Which would be fine, of course, except for that Garrison Keilor-like social expectation that all men must be “above average.” Which turns the statistical necessity that all men must be, well, average into its own no-win cycle of shame, withdrawal, undeserved entitlement, anxiety, anger, and isolation.
The alternative for men to being the Ozzie and Harriet “head” of one’s family, of course, is to just be a plain, old, regular, incredibly, incredibly valuable part of one’s family.
The problem with all the common narratives for men in families is it’s all either/or — either you’re the head of the family or… you can’t even be there at all. (And clue #72 would be: even if you are able to merit the capacity to be “head” of the household it’s… still a really, really good idea, even for meritocrats, to distribute tasks and other primary decisions to those who are most immediate to various situations. Just saying.)
Anyway, this often-unwarranted pressure to be the titular-male “head” of the household is largely not, by the way, mitigated by the expectations of everybody else besides the man — beginning with his partner and extending to her parents, his parents, his and her siblings and other family members, often his friends, his employers, his neighbors, and, for that matter, random people walking down the street.
And if “because I say so” is a really dumb reason to try to be in charge “because everyone else says so” is even worse.
It’s a lot of pressure when you think about it — even if you’re committed to being a part of the household and not just roleplaying the head it’s hard to buck everyone else’s expectations.

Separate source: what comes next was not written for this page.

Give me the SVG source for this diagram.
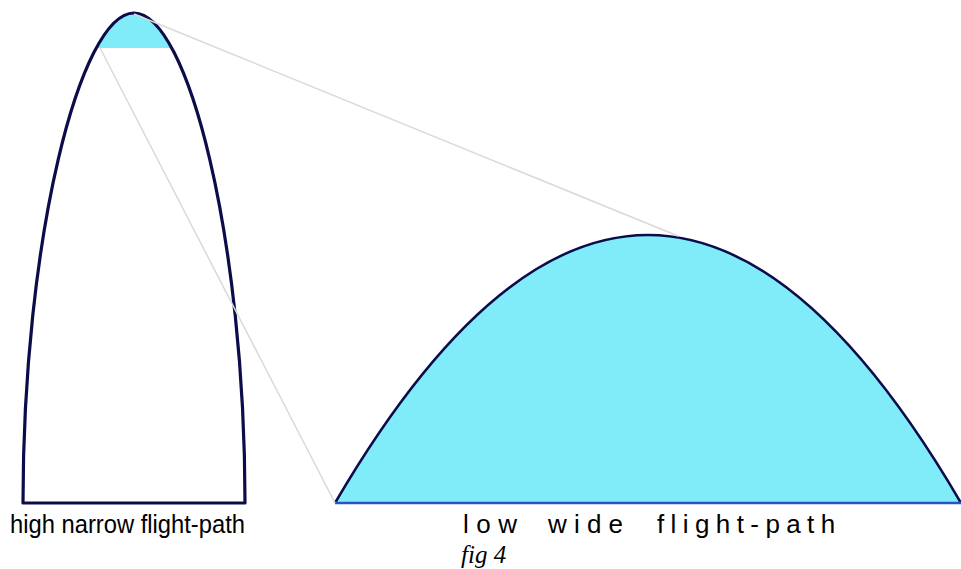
<svg xmlns="http://www.w3.org/2000/svg" width="961" height="569" viewBox="0 0 961 569">
  <style>
    .outline { fill: none; stroke: #0c0c4a; stroke-width: 3.2; stroke-linejoin: round; }
    .guide { stroke: #d9d9d9; stroke-width: 1.5; fill: none; }
    .label { font-family: "Liberation Sans", Arial, sans-serif; font-size: 26px; fill: #000; }
    .caption { font-family: "Liberation Serif", "Times New Roman", serif; font-style: italic; font-size: 25px; fill: #000; }
  </style>
  <defs>
    <clipPath id="leftClip">
      <path d="M23,503 C23,240 80,13 134,13 C188,13 245,240 245,503 Z"/>
    </clipPath>
  </defs>
  <rect width="961" height="569" fill="#ffffff"/>

  <g id="high-narrow-path">
    <path d="M23,503 C23,240 80,13 134,13 C188,13 245,240 245,503 Z" fill="#ffffff"/>
    <rect x="0" y="0" width="300" height="48" fill="#80ecfa" clip-path="url(#leftClip)"/>
    <path class="outline" d="M23,503 C23,240 80,13 134,13 C188,13 245,240 245,503 Z"/>
  </g>

  <g id="low-wide-path">
    <path d="M335,503 Q648,-33 961,503 Z" fill="#80ecfa"/>
    <path d="M335,503 Q648,-33 961,503" fill="none" stroke="#0c0c4a" stroke-width="2.5"/>
    <line x1="335" y1="503" x2="961" y2="503" stroke="#2a55c0" stroke-width="2.5"/>
  </g>

  <g id="connectors">
    <line class="guide" x1="134" y1="14" x2="678" y2="236"/>
    <line class="guide" x1="100" y1="48" x2="335" y2="503"/>
  </g>

  <g id="labels">
    <text class="label" x="10" y="533" textLength="235" lengthAdjust="spacingAndGlyphs">high narrow flight-path</text>
    <text class="label" y="533"><tspan x="463" letter-spacing="7.5">low</tspan><tspan x="548" letter-spacing="7.2">wide</tspan><tspan x="657" letter-spacing="6.4">flight-path</tspan></text>
    <text class="caption" x="461" y="563">fig 4</text>
  </g>
</svg>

Which is just one more place where feminism comes in and “traditional” expectations don’t. Which is kind of ironic when you think of the stereotypical/theoretical antagonism between feminists and unattached single men. But here’s the trick: you relay the last four or five paragraphs to your average feminist and she or he’s going to come to your side very quickly. You try to explain it to your average anti-feminist and he or she will just say you need to grow a pair, or to get off his lawn.